Enron was positioned in the USA’s fortune top ten list of companies on the basis of its turnover in 2000. However, Enron demonstrated a healthy profit of $979 million in the published accounts for the year ended 31 December 2000.Moreover, there was nothing obvious to alert shareholders to the future disaster that was going to unfold the next year or therefore, turning Enron the largest bankruptcy in the US history. The bankruptcy happened because of the difficulties related to its activities in the energy market and the setting up of a series of ‘special purpose entities’ (SPEs). Moreover, Enron used these SPEs to hide large losses from the market and to transfer funds to some of Enron’s directors. In October 2001, Enron declared a non recurring loss of $1 billion and it had to disclose a $1.2 billion write off against the shareholder’s funds. Later, Enron filed for bankruptcy in December 2001(Mallin, 2007). If we evaluate the situation of Enron, then we find that it needed for integrity in business: for the directors to act with integrity and honesty and for external audit firm to be able to ask to search questions of the directors without holding back for fear of offending a lucrative client. Moreover, Enron also high lights the need for independent non-executive directors who are experienced enough to be able to ask to search questions in board and meeting to try and ensure that business is operated appropriately.
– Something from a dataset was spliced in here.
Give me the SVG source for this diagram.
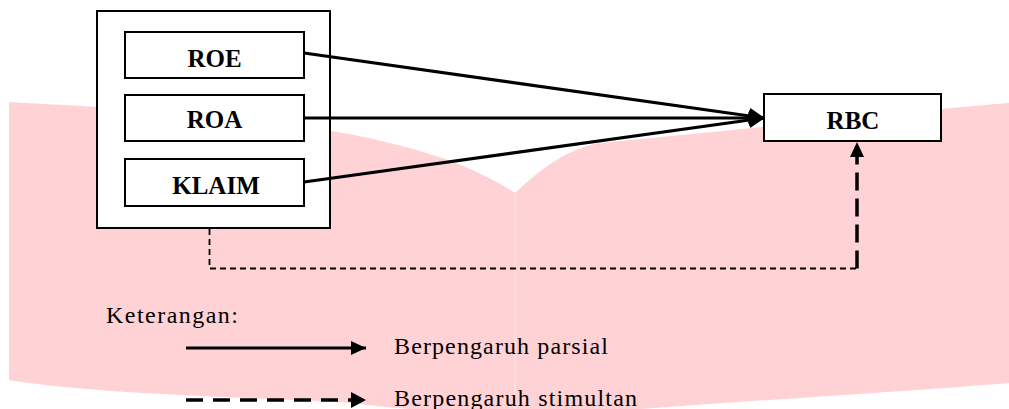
<svg xmlns="http://www.w3.org/2000/svg" width="1009" height="409" viewBox="0 0 1009 409">
<style>
.box{fill:#fff;stroke:#000;stroke-width:2}
.lbl{font-family:"Liberation Serif","Times New Roman",serif;font-weight:bold;font-size:25px;text-anchor:middle;fill:#000}
.leg{font-family:"Liberation Serif","Times New Roman",serif;font-size:24px;fill:#000}
.solid{stroke:#000;stroke-width:3.2;fill:none}
</style>
<defs>
<marker id="ah" markerUnits="userSpaceOnUse" markerWidth="16" markerHeight="16" refX="15" refY="8" orient="auto"><path d="M0,0 L16,8 L0,16 Z" fill="#000"/></marker>
<marker id="ahs" markerUnits="userSpaceOnUse" markerWidth="16" markerHeight="16" refX="15" refY="8" orient="auto"><path d="M0,1 L15,8 L0,15 Z" fill="#000"/></marker>
</defs>
<g id="watermark">
<path d="M9,102 C250,115 420,130 515,193 C545,165 570,148 600,143 C760,128 900,112 1009,103 L1009,383 C900,392 760,400 669,407 C600,412 540,415 515,415 C430,413 380,406 340,402 C200,396 80,392 9,380 Z" fill="#ffd3d5"/>
<line x1="515" y1="194" x2="515" y2="409" stroke="#ffe4e4" stroke-width="1"/>
</g>
<g id="group-box"><rect class="box" x="97" y="11" width="233" height="217"/></g>
<g id="roe"><rect class="box" x="125" y="32" width="179" height="46"/><text class="lbl" x="214.5" y="67">ROE</text></g>
<g id="roa"><rect class="box" x="125" y="95" width="179" height="46"/><text class="lbl" x="214.5" y="128">ROA</text></g>
<g id="klaim"><rect class="box" x="125" y="159" width="179" height="47"/><text class="lbl" x="216" y="194">KLAIM</text></g>
<g id="rbc"><rect class="box" x="764" y="94" width="177" height="47"/><text class="lbl" x="853" y="129">RBC</text></g>
<g id="connectors">
<line class="solid" x1="304" y1="53" x2="764" y2="118" marker-end="url(#ah)"/>
<line class="solid" x1="304" y1="118" x2="764" y2="118" marker-end="url(#ah)"/>
<line class="solid" x1="304" y1="182" x2="764" y2="118" marker-end="url(#ah)"/>
<polyline points="209.5,229 209.5,268.5 857,268.5" fill="none" stroke="#000" stroke-width="1.8" stroke-dasharray="6,4"/>
<line x1="857" y1="268.5" x2="857" y2="142" stroke="#000" stroke-width="3.5" stroke-dasharray="18,8" marker-end="url(#ahs)"/>
</g>
<g id="legend">
<text class="leg" x="106" y="323" textLength="132" lengthAdjust="spacing">Keterangan:</text>
<line class="solid" x1="186" y1="348" x2="366" y2="348" marker-end="url(#ahs)"/>
<text class="leg" x="394" y="354" textLength="214" lengthAdjust="spacing">Berpengaruh parsial</text>
<line x1="186" y1="400" x2="352" y2="400" stroke="#000" stroke-width="3.5" stroke-dasharray="17,10"/>
<path d="M351,392 L366,400 L351,408 Z" fill="#000"/>
<text class="leg" x="394" y="406" textLength="243" lengthAdjust="spacing">Berpengaruh stimultan</text>
</g>
</svg>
In addition, Royal Ahold, a Dutch retail group with international interest, is the third largest food retailer in the world was referred as to ‘Europe’s Enron’. The financial scandals surrounding occurred by Royal Ahold unfolded during 2003. It declared that it overstated the earning of its US subsidiary by $500 million (Mallin, 2007). The reason behind this problem is that the chief executive was dominant and has a long service agreement; director’s remuneration was spirally upwards; its management had a poor reputation for their relations with investors. Therefore, directors were acting in a way that was detrimental to the shareholders. Finally, Royal Ahold has made sweeping changes to its corporate governance including the appointment of new independent board members.